Set aside the pictures and output only the lines from the one containing "Write the seaborn" up to and including the one containing "import pandas as pd".
-- begin The data --
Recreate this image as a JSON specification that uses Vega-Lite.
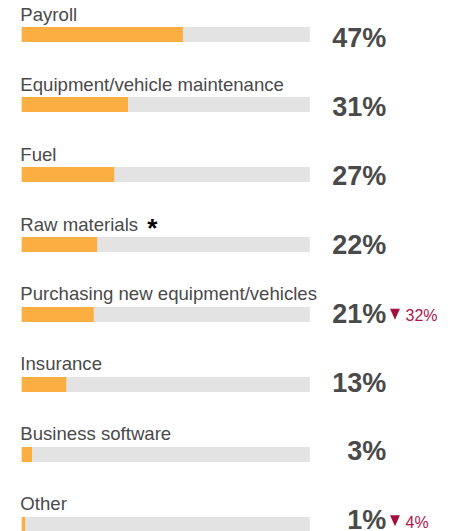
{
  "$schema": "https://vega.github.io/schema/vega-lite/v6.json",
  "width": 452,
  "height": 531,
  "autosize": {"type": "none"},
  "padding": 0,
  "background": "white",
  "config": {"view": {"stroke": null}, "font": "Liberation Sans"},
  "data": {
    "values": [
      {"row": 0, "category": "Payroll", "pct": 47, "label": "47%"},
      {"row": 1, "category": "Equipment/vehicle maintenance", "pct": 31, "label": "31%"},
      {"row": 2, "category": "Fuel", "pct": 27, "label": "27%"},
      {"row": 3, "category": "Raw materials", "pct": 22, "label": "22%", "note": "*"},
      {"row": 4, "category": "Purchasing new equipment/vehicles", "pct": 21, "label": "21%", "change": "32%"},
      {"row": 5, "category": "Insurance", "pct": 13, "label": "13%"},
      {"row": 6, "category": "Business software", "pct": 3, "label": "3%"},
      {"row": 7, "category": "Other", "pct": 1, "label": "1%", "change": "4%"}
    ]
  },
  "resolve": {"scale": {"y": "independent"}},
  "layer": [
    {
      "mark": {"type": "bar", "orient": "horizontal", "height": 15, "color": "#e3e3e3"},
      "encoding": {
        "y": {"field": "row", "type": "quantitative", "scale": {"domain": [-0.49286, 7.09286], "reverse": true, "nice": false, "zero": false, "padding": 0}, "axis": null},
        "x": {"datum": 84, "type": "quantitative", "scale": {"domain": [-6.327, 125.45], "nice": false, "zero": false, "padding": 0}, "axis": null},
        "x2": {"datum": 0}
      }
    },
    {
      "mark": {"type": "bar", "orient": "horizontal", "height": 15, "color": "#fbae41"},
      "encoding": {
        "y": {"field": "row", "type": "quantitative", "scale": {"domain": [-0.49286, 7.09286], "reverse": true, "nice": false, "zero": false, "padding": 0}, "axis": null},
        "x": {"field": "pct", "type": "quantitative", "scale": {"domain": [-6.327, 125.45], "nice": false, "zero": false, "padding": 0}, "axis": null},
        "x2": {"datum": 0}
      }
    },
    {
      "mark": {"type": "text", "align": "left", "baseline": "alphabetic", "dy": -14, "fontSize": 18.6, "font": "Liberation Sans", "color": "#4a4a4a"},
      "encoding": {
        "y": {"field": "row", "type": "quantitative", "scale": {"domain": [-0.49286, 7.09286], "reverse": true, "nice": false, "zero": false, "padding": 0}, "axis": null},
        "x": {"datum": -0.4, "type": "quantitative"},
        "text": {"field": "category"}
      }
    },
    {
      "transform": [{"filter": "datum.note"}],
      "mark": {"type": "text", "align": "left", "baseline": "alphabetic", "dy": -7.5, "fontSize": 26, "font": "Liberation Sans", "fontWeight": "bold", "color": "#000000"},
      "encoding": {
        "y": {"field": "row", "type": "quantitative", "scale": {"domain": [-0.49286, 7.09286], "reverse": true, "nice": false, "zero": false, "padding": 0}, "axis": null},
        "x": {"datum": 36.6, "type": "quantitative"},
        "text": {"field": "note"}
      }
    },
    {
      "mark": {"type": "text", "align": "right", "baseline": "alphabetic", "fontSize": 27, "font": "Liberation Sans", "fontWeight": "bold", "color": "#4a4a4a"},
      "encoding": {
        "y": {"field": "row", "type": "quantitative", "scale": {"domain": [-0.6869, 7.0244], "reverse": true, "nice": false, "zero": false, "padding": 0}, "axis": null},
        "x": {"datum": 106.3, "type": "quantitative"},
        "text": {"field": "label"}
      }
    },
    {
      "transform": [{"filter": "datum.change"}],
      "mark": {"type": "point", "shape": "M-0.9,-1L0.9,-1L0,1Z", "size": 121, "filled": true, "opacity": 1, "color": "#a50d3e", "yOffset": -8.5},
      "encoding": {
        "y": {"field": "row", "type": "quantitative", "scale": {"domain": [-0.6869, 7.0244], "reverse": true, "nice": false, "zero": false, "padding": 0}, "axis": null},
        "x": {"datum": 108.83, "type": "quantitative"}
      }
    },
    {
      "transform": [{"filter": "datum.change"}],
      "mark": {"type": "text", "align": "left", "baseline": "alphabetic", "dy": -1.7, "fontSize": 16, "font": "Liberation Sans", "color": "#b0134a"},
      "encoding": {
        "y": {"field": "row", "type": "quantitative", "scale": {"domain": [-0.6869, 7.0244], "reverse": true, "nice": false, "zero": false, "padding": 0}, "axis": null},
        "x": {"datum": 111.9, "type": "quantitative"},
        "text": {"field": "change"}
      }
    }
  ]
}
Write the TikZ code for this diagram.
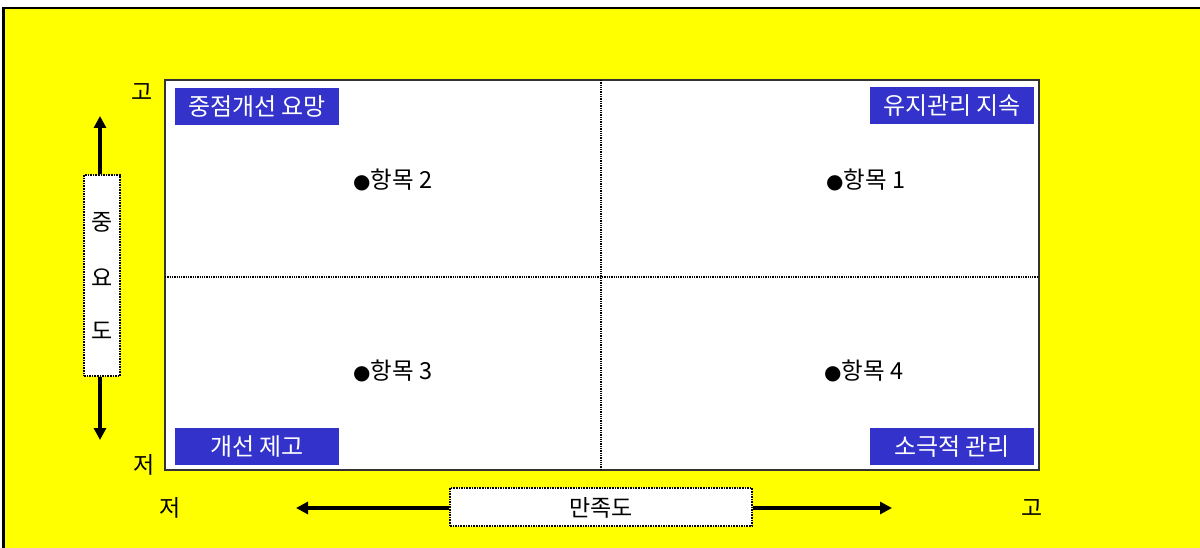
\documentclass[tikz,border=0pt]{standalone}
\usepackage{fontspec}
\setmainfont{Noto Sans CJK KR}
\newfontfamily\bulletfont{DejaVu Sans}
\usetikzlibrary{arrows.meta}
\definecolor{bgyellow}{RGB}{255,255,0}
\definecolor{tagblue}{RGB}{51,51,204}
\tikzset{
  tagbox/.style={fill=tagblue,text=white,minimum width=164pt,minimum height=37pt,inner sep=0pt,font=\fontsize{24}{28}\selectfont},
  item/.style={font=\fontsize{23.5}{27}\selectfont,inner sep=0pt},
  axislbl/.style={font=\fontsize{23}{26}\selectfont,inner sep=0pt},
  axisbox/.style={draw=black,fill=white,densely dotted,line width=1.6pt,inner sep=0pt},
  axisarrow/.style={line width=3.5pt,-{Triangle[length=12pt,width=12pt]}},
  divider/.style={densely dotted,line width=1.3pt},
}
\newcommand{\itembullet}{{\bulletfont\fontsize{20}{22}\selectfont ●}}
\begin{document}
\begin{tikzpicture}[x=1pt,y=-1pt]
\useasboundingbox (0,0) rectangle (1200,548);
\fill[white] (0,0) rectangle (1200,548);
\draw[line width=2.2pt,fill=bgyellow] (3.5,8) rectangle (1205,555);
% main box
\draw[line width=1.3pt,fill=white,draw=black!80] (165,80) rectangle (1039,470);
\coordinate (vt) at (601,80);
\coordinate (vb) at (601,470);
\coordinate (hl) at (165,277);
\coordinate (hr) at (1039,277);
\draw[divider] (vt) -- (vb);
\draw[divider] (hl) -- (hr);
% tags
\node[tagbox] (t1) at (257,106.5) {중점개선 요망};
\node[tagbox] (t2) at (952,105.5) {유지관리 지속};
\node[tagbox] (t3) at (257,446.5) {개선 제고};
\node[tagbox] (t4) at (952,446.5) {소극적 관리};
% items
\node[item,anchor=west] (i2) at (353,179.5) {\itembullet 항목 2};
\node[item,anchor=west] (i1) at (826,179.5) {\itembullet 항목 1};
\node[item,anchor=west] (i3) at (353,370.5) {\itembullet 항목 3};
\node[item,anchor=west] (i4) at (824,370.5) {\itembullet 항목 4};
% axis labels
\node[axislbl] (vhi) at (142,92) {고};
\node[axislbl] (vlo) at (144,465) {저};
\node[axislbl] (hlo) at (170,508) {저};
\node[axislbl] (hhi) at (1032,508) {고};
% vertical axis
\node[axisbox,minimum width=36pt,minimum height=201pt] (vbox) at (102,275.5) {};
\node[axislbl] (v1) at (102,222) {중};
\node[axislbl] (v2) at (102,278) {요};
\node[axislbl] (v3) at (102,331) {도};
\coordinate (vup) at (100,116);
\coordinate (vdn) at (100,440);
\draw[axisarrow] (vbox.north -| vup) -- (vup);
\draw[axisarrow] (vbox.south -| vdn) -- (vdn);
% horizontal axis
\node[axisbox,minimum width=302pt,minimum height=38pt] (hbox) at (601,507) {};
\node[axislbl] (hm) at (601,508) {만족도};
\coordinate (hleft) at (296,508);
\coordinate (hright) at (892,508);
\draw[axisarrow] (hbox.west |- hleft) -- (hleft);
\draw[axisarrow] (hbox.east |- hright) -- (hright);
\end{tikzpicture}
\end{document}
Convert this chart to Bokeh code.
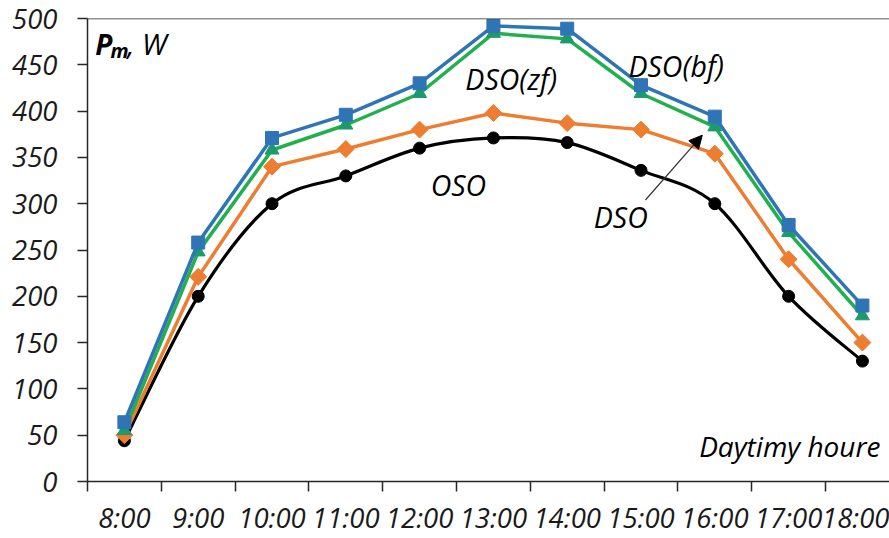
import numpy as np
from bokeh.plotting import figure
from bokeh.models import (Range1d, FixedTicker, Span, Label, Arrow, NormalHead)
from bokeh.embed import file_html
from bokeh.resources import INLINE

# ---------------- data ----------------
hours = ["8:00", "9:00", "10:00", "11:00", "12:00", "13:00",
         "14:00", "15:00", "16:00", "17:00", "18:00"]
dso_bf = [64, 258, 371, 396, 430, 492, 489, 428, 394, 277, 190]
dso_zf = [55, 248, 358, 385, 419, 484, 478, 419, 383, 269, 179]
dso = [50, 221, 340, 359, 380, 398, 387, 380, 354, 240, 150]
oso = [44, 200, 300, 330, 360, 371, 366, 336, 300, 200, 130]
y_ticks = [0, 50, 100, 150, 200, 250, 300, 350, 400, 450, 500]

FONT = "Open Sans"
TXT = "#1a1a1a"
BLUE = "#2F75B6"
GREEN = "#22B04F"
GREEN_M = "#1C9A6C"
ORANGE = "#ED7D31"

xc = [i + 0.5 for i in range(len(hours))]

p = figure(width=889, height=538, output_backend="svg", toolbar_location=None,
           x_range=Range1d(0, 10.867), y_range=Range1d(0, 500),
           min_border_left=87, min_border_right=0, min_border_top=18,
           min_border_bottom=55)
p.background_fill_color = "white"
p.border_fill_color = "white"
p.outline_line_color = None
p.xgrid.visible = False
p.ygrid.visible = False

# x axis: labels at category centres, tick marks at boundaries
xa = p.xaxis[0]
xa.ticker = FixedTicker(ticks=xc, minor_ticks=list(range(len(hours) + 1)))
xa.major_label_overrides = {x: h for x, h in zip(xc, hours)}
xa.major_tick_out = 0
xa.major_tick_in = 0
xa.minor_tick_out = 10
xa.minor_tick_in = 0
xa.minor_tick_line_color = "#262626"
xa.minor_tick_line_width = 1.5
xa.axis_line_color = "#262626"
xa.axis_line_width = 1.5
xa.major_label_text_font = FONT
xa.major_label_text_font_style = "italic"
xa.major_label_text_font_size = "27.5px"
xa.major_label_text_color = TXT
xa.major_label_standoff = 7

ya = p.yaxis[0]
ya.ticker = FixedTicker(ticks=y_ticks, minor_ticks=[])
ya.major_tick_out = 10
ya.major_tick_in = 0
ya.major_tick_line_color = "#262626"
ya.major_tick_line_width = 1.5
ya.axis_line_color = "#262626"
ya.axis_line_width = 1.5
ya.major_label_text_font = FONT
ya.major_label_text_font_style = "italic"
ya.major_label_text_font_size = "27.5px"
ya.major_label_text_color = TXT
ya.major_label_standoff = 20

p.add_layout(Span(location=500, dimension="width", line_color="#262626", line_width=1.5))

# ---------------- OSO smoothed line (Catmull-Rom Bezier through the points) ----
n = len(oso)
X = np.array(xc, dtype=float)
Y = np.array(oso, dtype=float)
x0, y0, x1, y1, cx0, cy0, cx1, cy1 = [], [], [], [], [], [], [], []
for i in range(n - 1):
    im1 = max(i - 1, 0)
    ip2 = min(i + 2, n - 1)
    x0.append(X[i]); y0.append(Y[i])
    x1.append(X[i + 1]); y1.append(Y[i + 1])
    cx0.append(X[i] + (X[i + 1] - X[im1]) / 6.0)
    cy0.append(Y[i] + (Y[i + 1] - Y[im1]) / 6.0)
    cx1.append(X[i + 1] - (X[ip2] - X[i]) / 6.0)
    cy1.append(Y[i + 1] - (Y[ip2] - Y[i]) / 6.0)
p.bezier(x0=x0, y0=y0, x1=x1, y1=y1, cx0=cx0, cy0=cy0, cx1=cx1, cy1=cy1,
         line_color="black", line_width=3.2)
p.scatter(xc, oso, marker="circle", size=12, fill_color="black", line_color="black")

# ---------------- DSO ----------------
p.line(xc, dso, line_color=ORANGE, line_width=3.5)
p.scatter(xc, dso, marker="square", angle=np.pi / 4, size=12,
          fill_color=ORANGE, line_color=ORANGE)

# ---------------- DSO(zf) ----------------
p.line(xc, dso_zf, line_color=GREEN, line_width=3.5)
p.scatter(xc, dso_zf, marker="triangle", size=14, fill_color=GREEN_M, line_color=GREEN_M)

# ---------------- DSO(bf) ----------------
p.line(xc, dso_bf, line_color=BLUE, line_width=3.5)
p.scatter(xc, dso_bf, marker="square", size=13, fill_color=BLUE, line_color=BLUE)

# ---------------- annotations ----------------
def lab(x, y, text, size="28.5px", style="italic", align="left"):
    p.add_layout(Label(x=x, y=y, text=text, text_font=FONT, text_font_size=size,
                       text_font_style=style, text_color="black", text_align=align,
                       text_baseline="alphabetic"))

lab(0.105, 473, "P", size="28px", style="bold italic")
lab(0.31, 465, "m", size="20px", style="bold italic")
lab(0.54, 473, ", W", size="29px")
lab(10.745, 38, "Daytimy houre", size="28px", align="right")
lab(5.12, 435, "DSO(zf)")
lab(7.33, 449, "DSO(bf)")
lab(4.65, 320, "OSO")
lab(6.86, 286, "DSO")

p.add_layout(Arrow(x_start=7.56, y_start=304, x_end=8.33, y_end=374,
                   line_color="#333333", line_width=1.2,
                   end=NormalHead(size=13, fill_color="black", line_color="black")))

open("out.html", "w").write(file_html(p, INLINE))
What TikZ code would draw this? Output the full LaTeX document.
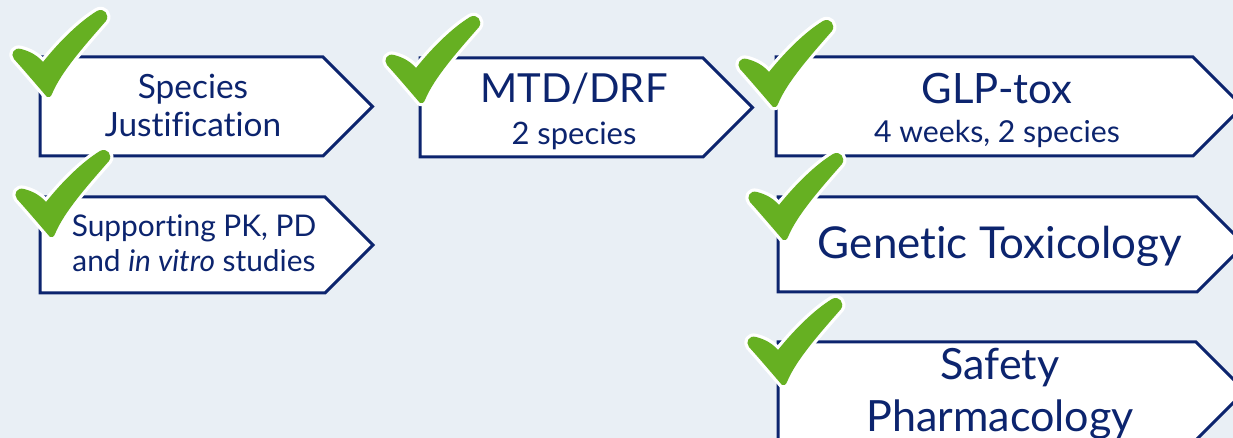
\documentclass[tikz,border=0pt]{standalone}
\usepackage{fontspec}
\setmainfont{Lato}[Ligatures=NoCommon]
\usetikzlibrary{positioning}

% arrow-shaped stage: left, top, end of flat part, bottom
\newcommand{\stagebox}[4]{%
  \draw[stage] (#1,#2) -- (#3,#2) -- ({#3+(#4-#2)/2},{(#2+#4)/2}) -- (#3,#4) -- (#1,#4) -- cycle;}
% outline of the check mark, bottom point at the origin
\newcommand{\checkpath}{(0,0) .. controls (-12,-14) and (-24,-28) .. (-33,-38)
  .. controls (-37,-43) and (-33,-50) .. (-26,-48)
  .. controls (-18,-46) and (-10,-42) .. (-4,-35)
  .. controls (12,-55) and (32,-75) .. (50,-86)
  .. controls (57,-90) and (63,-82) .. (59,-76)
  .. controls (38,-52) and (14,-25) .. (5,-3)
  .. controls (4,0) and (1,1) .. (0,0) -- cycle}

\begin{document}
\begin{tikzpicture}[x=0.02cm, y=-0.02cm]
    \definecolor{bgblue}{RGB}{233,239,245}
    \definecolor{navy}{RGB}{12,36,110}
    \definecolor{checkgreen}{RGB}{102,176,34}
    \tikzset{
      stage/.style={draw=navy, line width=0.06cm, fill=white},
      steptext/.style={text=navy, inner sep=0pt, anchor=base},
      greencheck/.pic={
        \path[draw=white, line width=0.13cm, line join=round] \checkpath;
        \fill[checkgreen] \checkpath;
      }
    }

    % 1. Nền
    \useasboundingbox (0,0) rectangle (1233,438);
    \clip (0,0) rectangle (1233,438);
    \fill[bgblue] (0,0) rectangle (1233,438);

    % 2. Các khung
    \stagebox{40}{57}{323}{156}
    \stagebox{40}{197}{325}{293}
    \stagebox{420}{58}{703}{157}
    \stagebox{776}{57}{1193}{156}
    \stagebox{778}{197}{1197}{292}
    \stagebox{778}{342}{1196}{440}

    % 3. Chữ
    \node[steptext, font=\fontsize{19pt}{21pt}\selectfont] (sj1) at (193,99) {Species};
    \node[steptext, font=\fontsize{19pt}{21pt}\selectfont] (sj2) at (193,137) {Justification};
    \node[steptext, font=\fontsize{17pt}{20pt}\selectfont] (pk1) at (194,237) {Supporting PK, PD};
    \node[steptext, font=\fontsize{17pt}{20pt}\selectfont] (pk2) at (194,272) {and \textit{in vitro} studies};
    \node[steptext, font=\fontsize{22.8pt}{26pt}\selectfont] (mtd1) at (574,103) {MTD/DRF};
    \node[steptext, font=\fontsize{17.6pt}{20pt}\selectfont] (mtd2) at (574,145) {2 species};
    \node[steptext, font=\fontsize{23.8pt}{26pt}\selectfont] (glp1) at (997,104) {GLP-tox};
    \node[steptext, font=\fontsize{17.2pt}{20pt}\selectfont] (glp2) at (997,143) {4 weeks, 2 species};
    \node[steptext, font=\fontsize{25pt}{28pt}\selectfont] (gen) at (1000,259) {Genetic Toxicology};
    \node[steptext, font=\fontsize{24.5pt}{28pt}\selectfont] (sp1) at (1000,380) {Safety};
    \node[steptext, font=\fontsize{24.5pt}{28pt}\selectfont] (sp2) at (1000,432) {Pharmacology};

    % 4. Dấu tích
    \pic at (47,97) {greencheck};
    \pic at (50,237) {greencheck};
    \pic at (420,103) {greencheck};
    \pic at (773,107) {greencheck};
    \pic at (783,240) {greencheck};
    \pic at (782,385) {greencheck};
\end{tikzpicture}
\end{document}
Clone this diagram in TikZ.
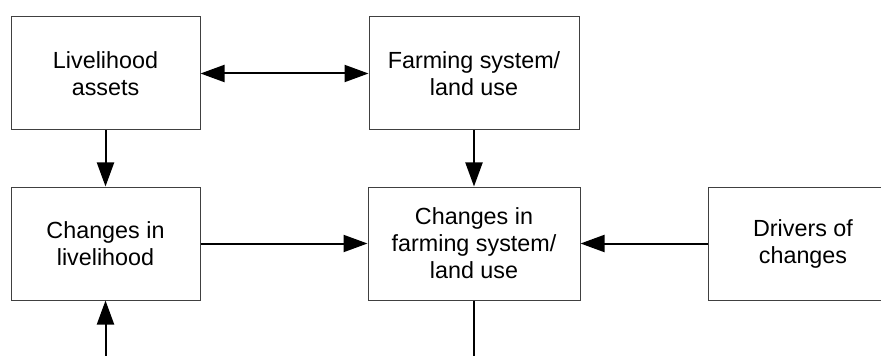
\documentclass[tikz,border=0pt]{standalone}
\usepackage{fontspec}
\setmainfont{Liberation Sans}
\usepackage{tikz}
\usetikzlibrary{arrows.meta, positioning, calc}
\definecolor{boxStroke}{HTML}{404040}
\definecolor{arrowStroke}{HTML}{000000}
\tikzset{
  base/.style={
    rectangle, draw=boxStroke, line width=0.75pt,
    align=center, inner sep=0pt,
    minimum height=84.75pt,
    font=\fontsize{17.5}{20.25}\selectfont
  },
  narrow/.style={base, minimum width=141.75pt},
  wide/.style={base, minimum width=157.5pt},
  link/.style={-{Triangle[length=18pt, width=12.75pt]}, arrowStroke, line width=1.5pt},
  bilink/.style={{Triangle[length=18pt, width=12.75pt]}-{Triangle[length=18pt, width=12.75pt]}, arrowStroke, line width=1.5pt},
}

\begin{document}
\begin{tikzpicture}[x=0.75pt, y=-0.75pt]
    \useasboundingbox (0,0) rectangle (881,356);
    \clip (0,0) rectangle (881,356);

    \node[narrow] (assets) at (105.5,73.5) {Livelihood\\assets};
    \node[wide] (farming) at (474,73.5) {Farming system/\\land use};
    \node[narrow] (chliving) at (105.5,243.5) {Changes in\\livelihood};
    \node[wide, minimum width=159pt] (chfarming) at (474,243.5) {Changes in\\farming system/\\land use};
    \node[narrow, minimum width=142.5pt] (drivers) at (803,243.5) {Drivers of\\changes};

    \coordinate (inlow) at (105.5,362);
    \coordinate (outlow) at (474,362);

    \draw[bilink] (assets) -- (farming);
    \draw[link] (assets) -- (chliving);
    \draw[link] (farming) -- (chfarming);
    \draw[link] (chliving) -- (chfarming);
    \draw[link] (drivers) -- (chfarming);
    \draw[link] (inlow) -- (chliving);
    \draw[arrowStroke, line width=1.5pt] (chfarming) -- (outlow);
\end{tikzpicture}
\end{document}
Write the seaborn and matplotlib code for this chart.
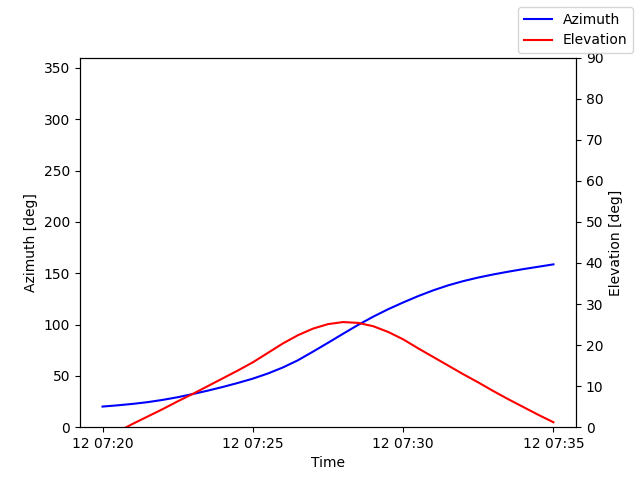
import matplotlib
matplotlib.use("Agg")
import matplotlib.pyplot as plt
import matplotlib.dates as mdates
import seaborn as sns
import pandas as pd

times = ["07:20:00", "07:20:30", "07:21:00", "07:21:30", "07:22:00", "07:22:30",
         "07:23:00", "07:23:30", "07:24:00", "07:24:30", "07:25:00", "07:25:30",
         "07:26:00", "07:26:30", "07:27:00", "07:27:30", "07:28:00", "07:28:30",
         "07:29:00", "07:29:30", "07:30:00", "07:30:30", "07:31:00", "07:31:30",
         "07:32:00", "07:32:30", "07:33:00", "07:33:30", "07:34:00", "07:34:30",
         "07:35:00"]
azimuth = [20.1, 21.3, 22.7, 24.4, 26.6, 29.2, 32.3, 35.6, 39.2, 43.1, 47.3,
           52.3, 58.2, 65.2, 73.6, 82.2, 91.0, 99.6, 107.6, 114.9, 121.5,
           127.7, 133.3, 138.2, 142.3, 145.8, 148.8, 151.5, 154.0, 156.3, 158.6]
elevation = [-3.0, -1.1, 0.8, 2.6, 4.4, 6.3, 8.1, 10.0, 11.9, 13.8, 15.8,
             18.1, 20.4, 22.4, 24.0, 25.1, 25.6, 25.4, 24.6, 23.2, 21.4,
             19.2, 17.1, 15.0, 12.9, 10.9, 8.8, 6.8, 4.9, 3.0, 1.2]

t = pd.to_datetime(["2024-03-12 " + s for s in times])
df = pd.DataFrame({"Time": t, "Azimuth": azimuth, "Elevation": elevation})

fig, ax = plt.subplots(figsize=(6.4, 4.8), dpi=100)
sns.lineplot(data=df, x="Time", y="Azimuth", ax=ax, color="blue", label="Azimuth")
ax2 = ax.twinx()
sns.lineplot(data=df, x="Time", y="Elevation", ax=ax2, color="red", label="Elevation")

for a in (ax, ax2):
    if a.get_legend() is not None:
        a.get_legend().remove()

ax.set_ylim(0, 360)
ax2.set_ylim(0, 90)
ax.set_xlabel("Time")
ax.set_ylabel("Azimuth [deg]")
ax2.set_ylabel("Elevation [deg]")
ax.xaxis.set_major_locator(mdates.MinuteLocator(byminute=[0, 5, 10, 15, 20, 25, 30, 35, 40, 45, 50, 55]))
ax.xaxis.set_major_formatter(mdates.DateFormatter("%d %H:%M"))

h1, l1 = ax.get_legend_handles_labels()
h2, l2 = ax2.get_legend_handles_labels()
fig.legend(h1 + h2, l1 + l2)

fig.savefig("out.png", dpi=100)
-- end The data --
_Result for this task_
Write the seaborn and matplotlib code for this chart.
import matplotlib
matplotlib.use("Agg")
import matplotlib.pyplot as plt
import matplotlib.dates as mdates
import seaborn as sns
import pandas as pd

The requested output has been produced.